LAT is different, and my student´s research amonf ministries officialdome proves reasons for that - lack of education (educated in a closed USSR system) and subsequent slave mentality (Moscow is being replaced by Brussels), non-existence of rational legal authority (accordin to Max Webber) and thus embedded eurasian values in Latvija:)

14 December, 2008 16:11  
Blogger Luīze R. said...

It is so wrong that I, citizen of supposingly democratic country and memberstate of EU, cry reading news concerning it.

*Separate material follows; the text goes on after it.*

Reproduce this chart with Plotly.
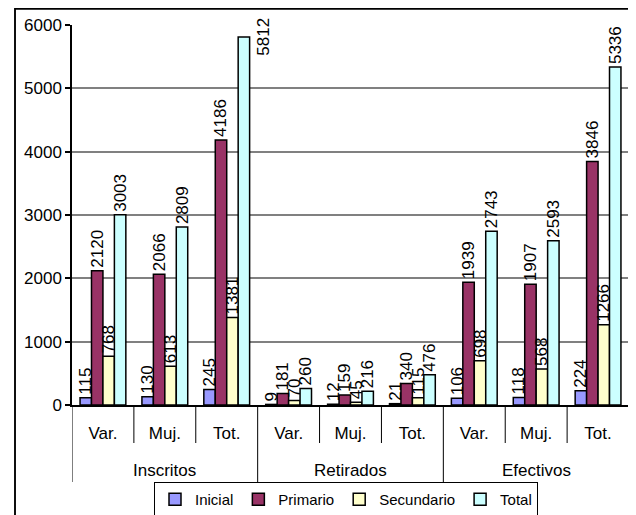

And unfortunately I do not believe that critical mass could build up to popular manifestations. Not yet. We are muffeld and it´s not bad enough. Yet.

15 December, 2008 15:18  
Blogger Doris said...

ehm... Rainis? really?

but maybe my perception is skewed, i read the Comparty-approved version of his biography, trying to worm the grains of truth out of that muck and I seem to remember him as rather a "rebel without a cause" for most of the time.

16 December, 2008 17:15  
Anonymous Anonymous said...

Very funny!

17 December, 2008 14:50  
Blogger Pēteris Cedriņš said...

Rainis' politics are distorted by both the Soviets and Latvian nationalists, the Soviets trying to pretend he wasn't a nationalist and the nationalists trying to pretend he wasn't a dedicated social democrat -- but I would never call him a rebel without a cause, especially with regard to his commitment to democracy, which was unstinting. Though most would say he had little talent for real world politics, he was elected to the Constituent Assembly and the 1st, 2nd, and 3rd Saeimas, and served as Minister of Education in the Skujenieks Government.

20 December, 2008 02:21  
Blogger Doris said...

well, maybe not a rebel without a cause then. Come to think of it, he did have a cause, much too many of them, really - to promote culture, the Latvian nationalist sentiment, but then in a social manner. I think he's best described by the saying "[I/he/we] wanted the best, but it turned out as always" - kind of running around being "against" or "for" this or that but not really... getting anywhere.